No doubt, many parts of the Dunkel proposals for the DFA was the outcome of negotiations among participants, though many of the texts were only negotiated in a small group in a non- transparent way, and were never before the negotiating groups.

Given the nature of the negotiating process, until the Dunkel text was put forward in December 1991 (and technically still a restricted document), the various informal texts had no basis and in many areas known only to the 5 or 10 negotiators. These 'agreed' texts among a few became a Dunkel text and can't be claimed to be consensus texts.

In other areas of negotiations there were gaps, which were filled in by Dunkel. But even if the material he added only related to a few figures here and there, the addition usually provided the linchpin.

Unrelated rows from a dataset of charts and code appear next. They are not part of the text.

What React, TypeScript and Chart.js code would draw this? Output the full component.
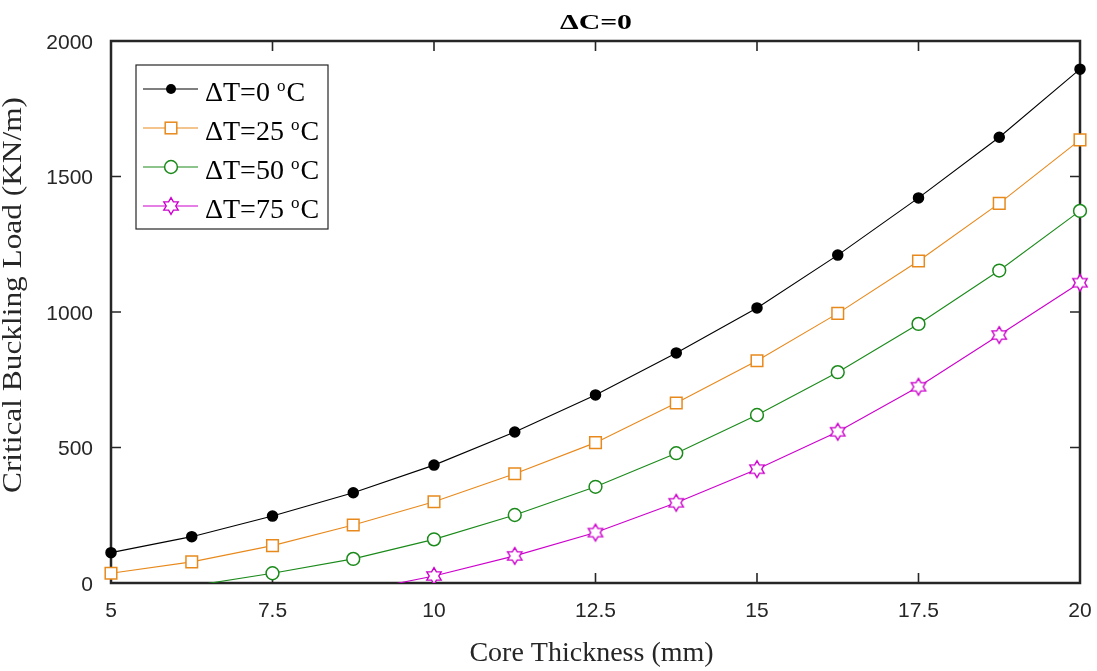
import { useEffect, useRef } from "react";
import { Chart, registerables } from "chart.js";

Chart.register(...registerables);

// Core thickness (mm) at which the buckling load was evaluated
const thickness = [5, 6.25, 7.5, 8.75, 10, 11.25, 12.5, 13.75, 15, 16.25, 17.5, 18.75, 20];

// Critical buckling load (KN/m) for each temperature rise
const loadDT0 = [112, 171, 247, 333, 435, 557, 694, 849, 1015, 1210, 1421, 1645, 1896];
const loadDT25 = [36, 78, 138, 214, 300, 403, 518, 664, 820, 995, 1188, 1401, 1635];
const loadDT50 = [null, -11, 36, 89, 161, 251, 355, 479, 620, 778, 956, 1153, 1373];
const loadDT75 = [null, null, null, -34, 26, 100, 186, 296, 420, 558, 724, 915, 1108];

const seriesLabels = ["ΔT=0", "ΔT=25", "ΔT=50", "ΔT=75"];
const xTicks = [5, 7.5, 10, 12.5, 15, 17.5, 20];
const yTicks = [0, 500, 1000, 1500, 2000];

const chartTitle = "ΔC=0";
const xTitle = "Core Thickness (mm)";
const yTitle = "Critical Buckling Load (KN/m)";

const AXIS_COLOR = "#262626";
const SERIF = '"Liberation Serif", "Times New Roman", serif';
const SANS = '"Liberation Sans", Arial, Helvetica, sans-serif';

const seriesColors = ["#000000", "#E8891C", "#1A8A1A", "#CC00CC"];

function traceHexagram(ctx: CanvasRenderingContext2D, cx: number, cy: number, R: number) {
  const r = R / Math.sqrt(3);
  ctx.beginPath();
  for (let k = 0; k < 12; k++) {
    const ang = -Math.PI / 2 + (k * Math.PI) / 6;
    const rad = k % 2 === 0 ? R : r;
    const x = cx + rad * Math.cos(ang);
    const y = cy + rad * Math.sin(ang);
    if (k === 0) ctx.moveTo(x, y);
    else ctx.lineTo(x, y);
  }
  ctx.closePath();
}

function makeHexagram(color: string, R: number, lw: number): HTMLCanvasElement {
  const size = Math.ceil(2 * R + lw * 2 + 2);
  const c = document.createElement("canvas");
  c.width = size;
  c.height = size;
  const ctx = c.getContext("2d")!;
  traceHexagram(ctx, size / 2, size / 2, R);
  ctx.fillStyle = "#ffffff";
  ctx.fill();
  ctx.strokeStyle = color;
  ctx.lineWidth = lw;
  ctx.lineJoin = "miter";
  ctx.stroke();
  return c;
}

type MarkerKind = "dot" | "square" | "circle" | "hexagram";

function drawMarker(ctx: CanvasRenderingContext2D, kind: MarkerKind, color: string, x: number, y: number) {
  ctx.save();
  ctx.strokeStyle = color;
  ctx.lineWidth = 1.5;
  if (kind === "dot") {
    ctx.beginPath();
    ctx.arc(x, y, 5, 0, Math.PI * 2);
    ctx.fillStyle = color;
    ctx.fill();
  } else if (kind === "square") {
    const h = 8.2 * Math.SQRT1_2;
    ctx.fillStyle = "#ffffff";
    ctx.fillRect(x - h, y - h, 2 * h, 2 * h);
    ctx.strokeRect(x - h, y - h, 2 * h, 2 * h);
  } else if (kind === "circle") {
    ctx.beginPath();
    ctx.arc(x, y, 6.4, 0, Math.PI * 2);
    ctx.fillStyle = "#ffffff";
    ctx.fill();
    ctx.stroke();
  } else {
    traceHexagram(ctx, x, y, 8.3);
    ctx.fillStyle = "#ffffff";
    ctx.fill();
    ctx.lineWidth = 1.4;
    ctx.stroke();
  }
  ctx.restore();
}

const markerKinds: MarkerKind[] = ["dot", "square", "circle", "hexagram"];

const framePlugin = {
  id: "frame",
  beforeDraw(chart: Chart) {
    const ctx = chart.ctx;
    ctx.save();
    ctx.fillStyle = "#ffffff";
    ctx.fillRect(0, 0, chart.width, chart.height);
    ctx.restore();
  },
  beforeDatasetsDraw(chart: Chart) {
    const { ctx, chartArea: ca } = chart;
    const xs = chart.scales.x;
    const ys = chart.scales.y;
    const tick = 10;
    ctx.save();
    ctx.strokeStyle = AXIS_COLOR;
    ctx.lineWidth = 1.6;
    ctx.beginPath();
    for (const v of xTicks) {
      const px = xs.getPixelForValue(v);
      ctx.moveTo(px, ca.bottom);
      ctx.lineTo(px, ca.bottom - tick);
      ctx.moveTo(px, ca.top);
      ctx.lineTo(px, ca.top + tick);
    }
    for (const v of yTicks) {
      const py = ys.getPixelForValue(v);
      ctx.moveTo(ca.left, py);
      ctx.lineTo(ca.left + tick, py);
      ctx.moveTo(ca.right, py);
      ctx.lineTo(ca.right - tick, py);
    }
    ctx.stroke();
    ctx.lineWidth = 2.5;
    ctx.strokeRect(ca.left, ca.top, ca.right - ca.left, ca.bottom - ca.top);
    ctx.restore();
  },
  afterDraw(chart: Chart) {
    const { ctx, chartArea: ca } = chart;
    ctx.save();

    // Title, bold and slightly widened
    ctx.fillStyle = "#000000";
    ctx.font = `bold 21px ${SERIF}`;
    const tw = ctx.measureText(chartTitle).width;
    ctx.translate((ca.left + ca.right) / 2 + 0.5, 28.5);
    ctx.scale(72 / tw, 1);
    ctx.textAlign = "center";
    ctx.textBaseline = "alphabetic";
    ctx.fillText(chartTitle, 0, 0);
    ctx.setTransform(1, 0, 0, 1, 0, 0);

    // Axis titles
    ctx.fillStyle = AXIS_COLOR;
    ctx.font = `28px ${SERIF}`;
    ctx.textAlign = "center";
    ctx.fillText(xTitle, (ca.left + ca.right) / 2 - 4, 661);
    ctx.save();
    ctx.translate(21, 295);
    ctx.rotate(-Math.PI / 2);
    const yw = ctx.measureText(yTitle).width;
    ctx.scale(396 / yw, 1);
    ctx.fillText(yTitle, 0, 0);
    ctx.restore();

    // Legend box
    const lx = ca.left + 25;
    const ly = ca.top + 24;
    const lw = 192;
    const lh = 164;
    ctx.fillStyle = "#ffffff";
    ctx.fillRect(lx, ly, lw, lh);
    ctx.strokeStyle = AXIS_COLOR;
    ctx.lineWidth = 1.2;
    ctx.strokeRect(lx, ly, lw, lh);

    seriesLabels.forEach((label, i) => {
      const rowY = ly + 24 + i * 39;
      const color = seriesColors[i];
      ctx.strokeStyle = color;
      ctx.lineWidth = 1.1;
      ctx.beginPath();
      ctx.moveTo(lx + 7, rowY);
      ctx.lineTo(lx + 62, rowY);
      ctx.stroke();
      drawMarker(ctx, markerKinds[i], color, lx + 35, rowY);

      const tx = lx + 69;
      ctx.fillStyle = "#000000";
      ctx.textAlign = "left";
      ctx.textBaseline = "alphabetic";
      ctx.font = `28px ${SERIF}`;
      const main = `${label} `;
      ctx.fillText(main, tx, rowY + 12);
      const w1 = ctx.measureText(main).width;
      ctx.font = `17px ${SERIF}`;
      ctx.fillText("o", tx + w1, rowY + 2);
      const w2 = ctx.measureText("o").width;
      ctx.font = `28px ${SERIF}`;
      ctx.fillText("C", tx + w1 + w2 + 1, rowY + 12);
    });

    ctx.restore();
  },
};

export default function App() {
  const canvasRef = useRef<HTMLCanvasElement>(null);

  useEffect(() => {
    const canvas = canvasRef.current;
    if (!canvas) return;
    const hexagram = makeHexagram(seriesColors[3], 8.3, 1.4);

    const pointStyles: any[] = ["circle", "rect", "circle", hexagram];
    const pointRadii = [5, 8.2, 6.4, 8.3];
    const pointFills = [seriesColors[0], "#ffffff", "#ffffff", "#ffffff"];
    const series = [loadDT0, loadDT25, loadDT50, loadDT75];

    // markers below the axis floor are not drawn, only the line segment leading in
    const radiusFor = (r: number) => (c: any) => (c.raw && c.raw.y != null && c.raw.y < 0 ? 0 : r);

    const datasets = series.map((vals, i) => ({
      label: seriesLabels[i],
      data: thickness.map((x, j) => ({ x, y: vals[j] })),
      borderColor: seriesColors[i],
      borderWidth: 1.1,
      pointStyle: pointStyles[i],
      pointRadius: radiusFor(pointRadii[i]),
      pointHoverRadius: radiusFor(pointRadii[i]),
      pointBackgroundColor: pointFills[i],
      pointBorderColor: seriesColors[i],
      pointBorderWidth: 1.5,
      tension: 0,
      spanGaps: false,
      clip: { left: 14, right: 14, top: 14, bottom: 0 },
    }));

    const tickFont = { family: SANS, size: 21 };

    const chart = new Chart(canvas, {
      type: "line",
      data: { datasets: datasets as any },
      options: {
        animation: false,
        responsive: false,
        events: [],
        layout: { padding: { left: 0, top: 41, right: 17, bottom: 0 } },
        plugins: {
          legend: { display: false },
          title: { display: false },
          tooltip: { enabled: false },
        },
        scales: {
          x: {
            type: "linear",
            min: 5,
            max: 20,
            grid: { display: false, drawTicks: false },
            border: { display: false },
            afterBuildTicks: (scale: any) => {
              scale.ticks = xTicks.map((v) => ({ value: v }));
            },
            afterFit: (scale: any) => {
              scale.height = 88;
              scale.paddingLeft = 0;
              scale.paddingRight = 0;
            },
            ticks: {
              autoSkip: false,
              maxRotation: 0,
              color: AXIS_COLOR,
              font: tickFont,
              padding: 16,
              callback: (v: any) => String(v),
            },
          },
          y: {
            type: "linear",
            min: 0,
            max: 2000,
            grid: { display: false, drawTicks: false },
            border: { display: false },
            afterBuildTicks: (scale: any) => {
              scale.ticks = yTicks.map((v) => ({ value: v }));
            },
            afterFit: (scale: any) => {
              scale.width = 111;
              scale.paddingTop = 0;
              scale.paddingBottom = 0;
            },
            ticks: {
              autoSkip: false,
              color: AXIS_COLOR,
              font: tickFont,
              padding: 18,
              labelOffset: 2,
              callback: (v: any) => String(v),
            },
          },
        },
      },
      plugins: [framePlugin],
    });

    return () => chart.destroy();
  }, []);

  return (
    <div style={{ position: "absolute", left: 0, top: 0, width: 1097, height: 671, background: "#ffffff" }}>
      <canvas ref={canvasRef} width={1097} height={671} style={{ display: "block" }} />
    </div>
  );
}
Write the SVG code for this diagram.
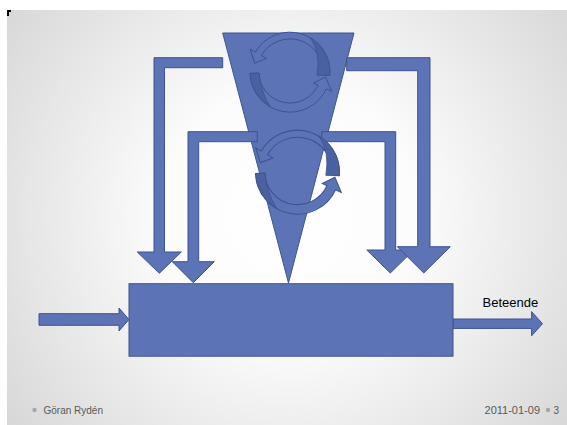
<svg xmlns="http://www.w3.org/2000/svg" width="567" height="425" viewBox="0 0 567 425">
<style>
.sh{fill:#5c74b5;stroke:#3d5391;stroke-width:1;stroke-linejoin:miter}
.dk{fill:#4a60a0;stroke:#3d5391;stroke-width:0.8}
.ft{font-family:"Liberation Sans",Arial,sans-serif;font-size:10px;fill:#595959}
.lb{font-family:"Liberation Sans",Arial,sans-serif;font-size:13px;fill:#000}
.bul{fill:#a6a6a6}
</style>
<defs>
<radialGradient id="bg" gradientUnits="userSpaceOnUse" cx="290" cy="215" r="360">
<stop offset="0" stop-color="#ffffff"/>
<stop offset="0.35" stop-color="#fcfcfc"/>
<stop offset="1" stop-color="#d6d6d6"/>
</radialGradient>
<g id="circArrow">
<path class="sh" d="M39.8 3.5 A40 40 0 0 0 -34.6 -20 L-39.8 -23 L-35.4 -8.8 L-23.4 -13.5 L-28.6 -16.5 A33 33 0 0 1 32.9 2.9 Z"/>
<path class="dk" d="M39.8 3.5 A40 40 0 0 0 20 -34.6 Q31 -20 27 3.2 Z"/>
<path class="sh" d="M-31 1.1 L-40 1.4 A40 40 0 0 0 36.3 16.9 L41.7 19.4 L35.6 5 L23.6 11 L28.1 13.1 A31 31 0 0 1 -31 1.1 Z"/>
<path class="dk" d="M-31 1.1 L-40 1.4 A40 40 0 0 0 -20 34.6 Q-29 20 -31 1.1 Z"/>
</g>
</defs>
<rect x="0" y="0" width="567" height="425" fill="#ffffff"/>
<rect x="7" y="10" width="560" height="415" fill="url(#bg)"/>
<path d="M7 10 H11 V12 H9 V16 H7 Z" fill="#000"/>

<g id="triangle">
<path class="sh" d="M222.7 33 L354 33 L288.5 283 Z"/>
</g>

<g id="connectors">
<path class="sh" d="M222.7 57.7 L154 57.7 L154 252 L137.3 252 L159.3 273.3 L181.3 252 L164.5 252 L164.5 67.7 L222.7 67.7 Z"/>
<path class="sh" d="M257.3 131.7 L188 131.7 L188 261.7 L172.3 261.7 L193.3 282.7 L214.3 261.7 L198.7 261.7 L198.7 141.7 L257.3 141.7 Z"/>
<path class="sh" d="M321.7 131.7 L395.7 131.7 L395.7 250 L413.8 250 L390.3 273 L366.8 250 L385 250 L385 141.7 L321.7 141.7 Z"/>
<path class="sh" d="M346.7 57.7 L430 57.7 L430 246.7 L450.3 246.7 L423.8 273 L397.3 246.7 L417.7 246.7 L417.7 70.7 L346.7 70.7 Z"/>
<path class="sh" d="M39 313.7 L119 313.7 L119 308 L129 319.5 L119 331 L119 325.3 L39 325.3 Z"/>
<path class="sh" d="M453 319 L531.6 319 L531.6 311.6 L542.5 323.7 L531.6 335.8 L531.6 328.4 L453 328.4 Z"/>
</g>

<g id="box">
<rect class="sh" x="129" y="283.7" width="324" height="72.5"/>
</g>

<g id="cycle-top">
<use href="#circArrow" transform="translate(290 72)"/>
</g>
<g id="cycle-bottom">
<use href="#circArrow" transform="translate(297.5 172) scale(1.05)"/>
</g>

<g id="label-output">
<text class="lb" x="482.5" y="307">Beteende</text>
</g>

<g id="footer">
<circle class="bul" cx="34.5" cy="410" r="2.2"/>
<text class="ft" x="43.5" y="413.5">Göran Rydén</text>
<text class="ft" x="540" y="413.5" text-anchor="end" style="font-size:11px">2011-01-09</text>
<circle class="bul" cx="548" cy="410" r="2.2"/>
<text class="ft" x="553.5" y="413.5">3</text>
</g>
</svg>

On agriculture, Ocampo suggests that the Dunkel compromise was quite close to the EC's 1990 proposals. The EC opposition to the Dunkel text (as well as opposition within the EC from the French and others) to even the Blair House accord shows that this is not correct. In fact the Dunkel compromise, by changing the base period (for calculations and cuts) from 1986 to average of 1986-1988, ensured that the US had to make no cuts and only n the EC had to make cuts.

Similarly, the view that the textile negotiations were "less controversial" is a misreading of what actually took place. Also misleading, and erroneous, is the interpretation of the Agreement on Services about the scope for controversies based on the 'national treatment' principle. The interpretation in the study appears to rely on a draft version of an UNCTAD discussion paper (by Andrew Cornford) which in its final version has changed this interpretation. 

But these problems do not detract from Ocampo's overall assessments. If the erroneous interpretations and factual errors are corrected, the outcome of the DFA would be seen to be even more of an imbalance in favour of the industrialized countries.